Algorithm
jwz-go follows the algorithm described in Jamie Zawinski's
threading.html. The five-step
pipeline below mirrors Build line-for-line.
1. Build the ID table
Every Message-ID and every References / In-Reply-To ID is normalized
(angle brackets stripped, lowercased, whitespace trimmed) and lookup'd in
an ID → container map. Missing IDs get empty placeholder containers.
If two messages share the same Message-ID, the second is reattached
under a synthetic Message-ID#email:<EmailID> key so it doesn't clobber
the first.
2. Link references
For each header, the References list is walked left-to-right. Every
consecutive pair (prev, refc) is linked parent→child. The message's own
container is then attached to whichever parent the header indicates:
In-Reply-Towins if present.- Otherwise, the last entry in
References.
link rejects edges that would create a cycle (the child already has
parent set, or the proposed parent is reachable from the child).
3. Prune empty containers
Walked depth-first. A container with node == nil is collapsed:
- 0 children → dropped.
- 1 child → replaced by that child (the container disappears).

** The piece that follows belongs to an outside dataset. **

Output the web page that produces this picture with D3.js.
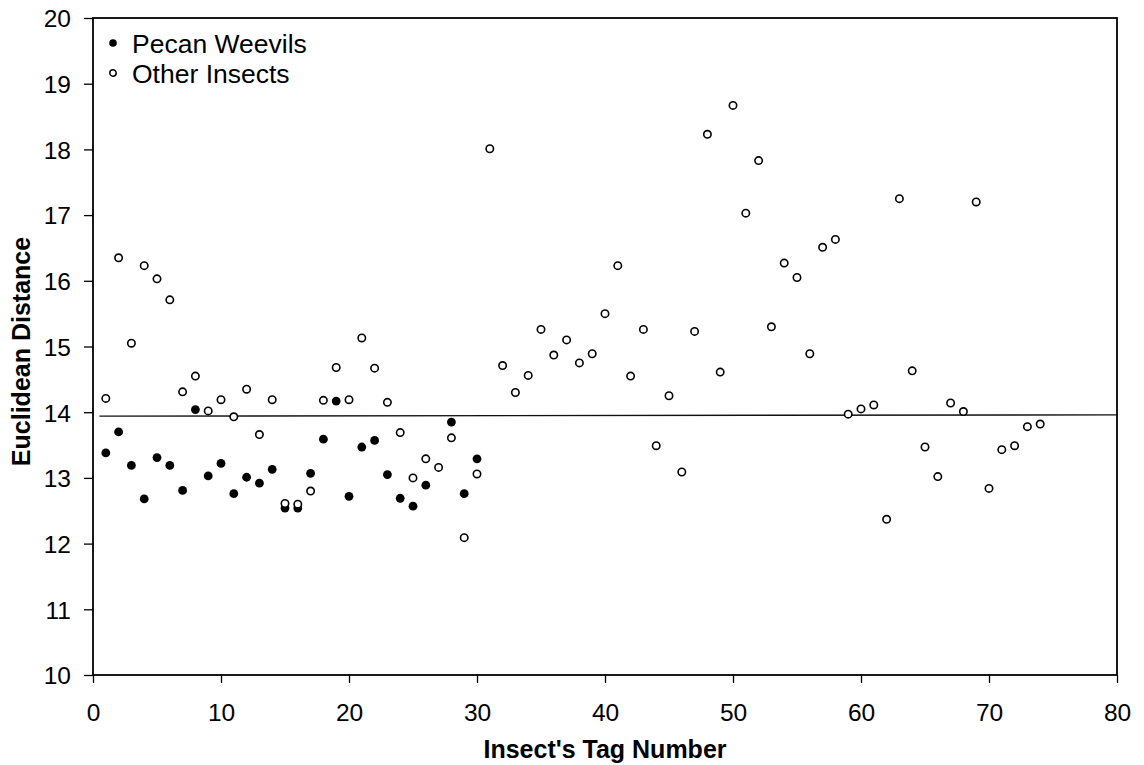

- 2+ children → kept as a placeholder root, so siblings stay siblings.
Containers with a real message are always kept.
4. Group by subject
Roots that share a CanonicalSubject are merged under the earliest such
root. This recovers threads where intermediate MTAs stripped references —
common with old mailing-list software, forwarded chains, and clients that
don't follow RFC 5322.
5. Sort and emit
Children are sorted by Date (stable, with EmailID tiebreak). Threads
are sorted newest-first by LatestAt (stable, with smallest EmailID
tiebreak). The container tree is then converted to a Thread /
ThreadNode tree, walking once to aggregate Count, LatestAt,
Subject, and Senders.
The whole pipeline is O(n log n) in the worst case (sorting dominates), with O(n) total allocations for containers and final tree nodes.
Complexity
- Time: O(n log n) dominated by sort.
- Space: O(n) containers + O(n) tree nodes.
- Determinism: every step uses stable sorts and lexicographic
tiebreaks on
EmailID, so two runs over the same input return byte-identical trees.